Aim of the exercise: From the first line of the listing below to the line with "const yTickText = ['0.8', '0.9', '1'];", print each line exactly, and nothing more. Leave out the pictures.

Supplied material:
** start **

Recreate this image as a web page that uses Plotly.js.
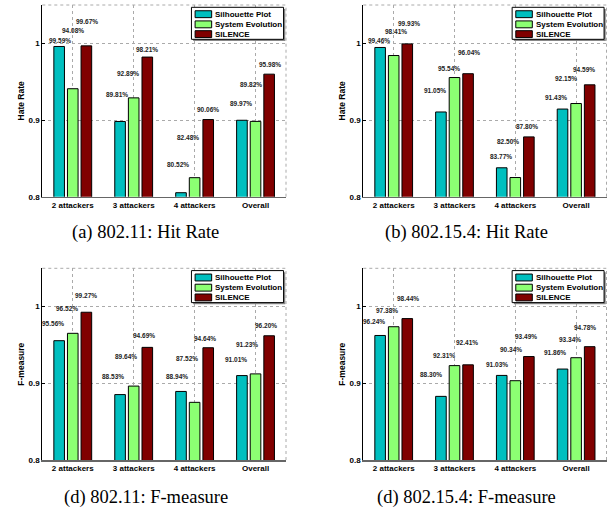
<!DOCTYPE html>
<html>
<head>
<meta charset="utf-8">
<script src="https://cdn.plot.ly/plotly-3.0.1.min.js"></script>
<style>html,body{margin:0;padding:0;background:#fff}#chart{width:613px;height:510px}</style>
</head>
<body>
<div id="chart"></div>
<script>
// ---------- data ----------
const categories = ['2 attackers', '3 attackers', '4 attackers', 'Overall'];
const seriesNames = ['Silhouette Plot', 'System Evolution', 'SILENCE'];

// (a) 802.11: Hit Rate (%)
const hit80211_silhouette = [99.59, 89.81, 80.52, 89.97];
const hit80211_sysevo     = [94.08, 92.89, 82.48, 89.82];
const hit80211_silence    = [99.67, 98.21, 90.06, 95.98];
// (b) 802.15.4: Hit Rate (%)
const hit802154_silhouette = [99.46, 91.05, 83.77, 91.43];
const hit802154_sysevo     = [98.41, 95.54, 82.50, 92.15];
const hit802154_silence    = [99.93, 96.04, 87.80, 94.59];
// (c) 802.11: F-measure (%)
const fm80211_silhouette = [95.56, 88.53, 88.94, 91.01];
const fm80211_sysevo     = [96.52, 89.64, 87.52, 91.23];
const fm80211_silence    = [99.27, 94.69, 94.64, 96.20];
// (d) 802.15.4: F-measure (%)
const fm802154_silhouette = [96.24, 88.30, 91.03, 91.86];
const fm802154_sysevo     = [97.38, 92.31, 90.34, 93.34];
const fm802154_silence    = [98.44, 92.41, 93.49, 94.78];

const captions = ['(a) 802.11: Hit Rate', '(b) 802.15.4: Hit Rate', '(d) 802.11: F-measure', '(d) 802.15.4: F-measure'];
const yTitles = ['Hate Rate', 'Hate Rate', 'F-measure', 'F-measure'];
const yTickVals = [0.8, 0.9, 1];
const yTickText = ['0.8', '0.9', '1'];

// ---------- label placement (layout, not data) ----------
const labelYa = [[1.0034, 0.9335, 0.842, 0.922], [1.0164, 0.961, 0.877, 0.946], [1.028, 0.9926, 0.914, 0.973]];
const labelDXa = [[-0.21, -0.275, -0.275, -0.243], [0.0, -0.095, -0.111, -0.079], [0.233, 0.216, 0.216, 0.233]];
const labelYb = [[1.0034, 0.939, 0.852, 0.930], [1.015, 0.967, 0.872, 0.954], [1.026, 0.988, 0.892, 0.966]];
const labelDXb = [[-0.243, -0.325, -0.243, -0.325], [0.031, -0.095, -0.128, -0.161], [0.249, 0.233, 0.2, 0.134]];
const labelYc = [[0.978, 0.909, 0.909, 0.9305], [0.997, 0.935, 0.932, 0.951], [1.0143, 0.962, 0.958, 0.976]];
const labelDXc = [[-0.32, -0.341, -0.297, -0.313], [-0.1, -0.128, -0.123, -0.139], [0.216, 0.167, 0.167, 0.179]];
const labelYd = [[0.981, 0.911, 0.924, 0.940], [0.9944, 0.9357, 0.944, 0.9575], [1.010, 0.953, 0.961, 0.9726]];
const labelDXd = [[-0.32, -0.39, -0.297, -0.346], [-0.116, -0.172, -0.067, -0.1], [0.238, 0.211, 0.179, 0.146]];

// ---------- build ----------
const colors = ['#00BFBF', '#8CFF73', '#800000'];
const W = 613, H = 510;
const panels = [
  {series: [hit80211_silhouette, hit80211_sysevo, hit80211_silence], ly: labelYa, ldx: labelDXa, px: [42.3, 286], py: [5, 196.7], cap: [145.5, 233]},
  {series: [hit802154_silhouette, hit802154_sysevo, hit802154_silence], ly: labelYb, ldx: labelDXb, px: [363.3, 606.5], py: [5, 196.7], cap: [466, 233]},
  {series: [fm80211_silhouette, fm80211_sysevo, fm80211_silence], ly: labelYc, ldx: labelDXc, px: [42.3, 286], py: [268.3, 460], cap: [145.5, 497]},
  {series: [fm802154_silhouette, fm802154_sysevo, fm802154_silence], ly: labelYd, ldx: labelDXd, px: [363.3, 606.5], py: [268.3, 460], cap: [466, 497]}
];

const FONT = 'Liberation Sans, Arial, sans-serif';
const traces = [];
const layout = {
  width: W, height: H,
  margin: {l: 0, r: 0, t: 0, b: 0},
  paper_bgcolor: '#fff', plot_bgcolor: '#fff',
  showlegend: false,
  barmode: 'group', bargap: 0.33, bargroupgap: 0.22,
  font: {family: FONT, color: '#000'},
  shapes: [], annotations: []
};

panels.forEach((p, i) => {
  const n = i === 0 ? '' : String(i + 1);
  const xa = 'x' + n, ya = 'y' + n;
  p.series.forEach((vals, s) => {
    traces.push({
      type: 'bar', name: seriesNames[s], x: categories, y: vals.map(v => v / 100),
      xaxis: xa, yaxis: ya,
      marker: {color: colors[s], line: {color: '#000', width: 1}},
      hoverinfo: 'skip'
    });
    vals.forEach((v, c) => {
      layout.annotations.push({
        xref: xa, yref: ya, x: c + p.ldx[s][c], y: p.ly[s][c],
        text: v.toFixed(2) + '%', showarrow: false,
        font: {family: FONT, size: 6.5, weight: 'bold', color: '#222'},
        xanchor: 'center', yanchor: 'middle'
      });
    });
  });
  layout['xaxis' + n] = {
    domain: [p.px[0] / W, p.px[1] / W], anchor: ya,
    type: 'category', range: [-0.5, 3.5],
    showline: true, linecolor: '#666', linewidth: 1.5,
    showgrid: true, gridcolor: '#aaa', griddash: 'dot', gridwidth: 1,
    ticks: '', tickfont: {family: FONT, size: 8, weight: 'bold'},
    fixedrange: true
  };
  layout['yaxis' + n] = {
    domain: [1 - p.py[1] / H, 1 - p.py[0] / H], anchor: xa,
    range: [0.8, 1.05], tickvals: yTickVals, ticktext: yTickText,
    showline: true, linecolor: '#000', linewidth: 1,
    ticks: 'inside', ticklen: 3, tickcolor: '#000',
    showgrid: true, gridcolor: '#aaa', griddash: 'dot', gridwidth: 1,
    zeroline: false,
    tickfont: {family: FONT, size: 8, weight: 'bold'},
    title: {text: yTitles[i], font: {family: FONT, size: 8.5, weight: 'bold'}, standoff: 2},
    fixedrange: true
  };
  const dx = xa + ' domain', dy = ya + ' domain';
  // dotted top & right border
  layout.shapes.push({type: 'line', xref: dx, yref: dy, x0: 0, x1: 1, y0: 1, y1: 1, line: {color: '#aaa', width: 1, dash: 'dot'}});
  layout.shapes.push({type: 'line', xref: dx, yref: dy, x0: 1, x1: 1, y0: 0, y1: 1, line: {color: '#aaa', width: 1, dash: 'dot'}});
  // legend box
  const lx0 = 0.612, lx1 = 0.99, ly0 = 0.821, ly1 = 0.988;
  layout.shapes.push({type: 'rect', xref: dx, yref: dy, x0: lx0 + 0.007, x1: lx1 + 0.007, y0: ly0 - 0.009, y1: ly1 - 0.009, fillcolor: '#888', line: {width: 0}});
  layout.shapes.push({type: 'rect', xref: dx, yref: dy, x0: lx0, x1: lx1, y0: ly0, y1: ly1, fillcolor: '#fff', line: {color: '#000', width: 1}});
  const rowY = [0.952, 0.899, 0.848];
  seriesNames.forEach((nm, s) => {
    layout.shapes.push({type: 'rect', xref: dx, yref: dy, x0: 0.627, x1: 0.695, y0: rowY[s] - 0.018, y1: rowY[s] + 0.018, fillcolor: colors[s], line: {color: '#000', width: 1}});
    layout.annotations.push({xref: dx, yref: dy, x: 0.702, y: rowY[s], text: nm, showarrow: false, xanchor: 'left', yanchor: 'middle', font: {family: FONT, size: 8, weight: 'bold'}});
  });
  // caption
  layout.annotations.push({xref: 'paper', yref: 'paper', x: p.cap[0] / W, y: 1 - p.cap[1] / H, text: captions[i], showarrow: false, xanchor: 'center', yanchor: 'middle', font: {family: 'Liberation Serif, Times New Roman, serif', size: 18.5, color: '#000'}});
});

Plotly.newPlot('chart', traces, layout, {staticPlot: true, displayModeBar: false});
</script>
</body>
</html>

** end **

The reply:
Recreate this image as a web page that uses Plotly.js.
<!DOCTYPE html>
<html>
<head>
<meta charset="utf-8">
<script src="https://cdn.plot.ly/plotly-3.0.1.min.js"></script>
<style>html,body{margin:0;padding:0;background:#fff}#chart{width:613px;height:510px}</style>
</head>
<body>
<div id="chart"></div>
<script>
// ---------- data ----------
const categories = ['2 attackers', '3 attackers', '4 attackers', 'Overall'];
const seriesNames = ['Silhouette Plot', 'System Evolution', 'SILENCE'];

// (a) 802.11: Hit Rate (%)
const hit80211_silhouette = [99.59, 89.81, 80.52, 89.97];
const hit80211_sysevo     = [94.08, 92.89, 82.48, 89.82];
const hit80211_silence    = [99.67, 98.21, 90.06, 95.98];
// (b) 802.15.4: Hit Rate (%)
const hit802154_silhouette = [99.46, 91.05, 83.77, 91.43];
const hit802154_sysevo     = [98.41, 95.54, 82.50, 92.15];
const hit802154_silence    = [99.93, 96.04, 87.80, 94.59];
// (c) 802.11: F-measure (%)
const fm80211_silhouette = [95.56, 88.53, 88.94, 91.01];
const fm80211_sysevo     = [96.52, 89.64, 87.52, 91.23];
const fm80211_silence    = [99.27, 94.69, 94.64, 96.20];
// (d) 802.15.4: F-measure (%)
const fm802154_silhouette = [96.24, 88.30, 91.03, 91.86];
const fm802154_sysevo     = [97.38, 92.31, 90.34, 93.34];
const fm802154_silence    = [98.44, 92.41, 93.49, 94.78];

const captions = ['(a) 802.11: Hit Rate', '(b) 802.15.4: Hit Rate', '(d) 802.11: F-measure', '(d) 802.15.4: F-measure'];
const yTitles = ['Hate Rate', 'Hate Rate', 'F-measure', 'F-measure'];
const yTickVals = [0.8, 0.9, 1];
const yTickText = ['0.8', '0.9', '1'];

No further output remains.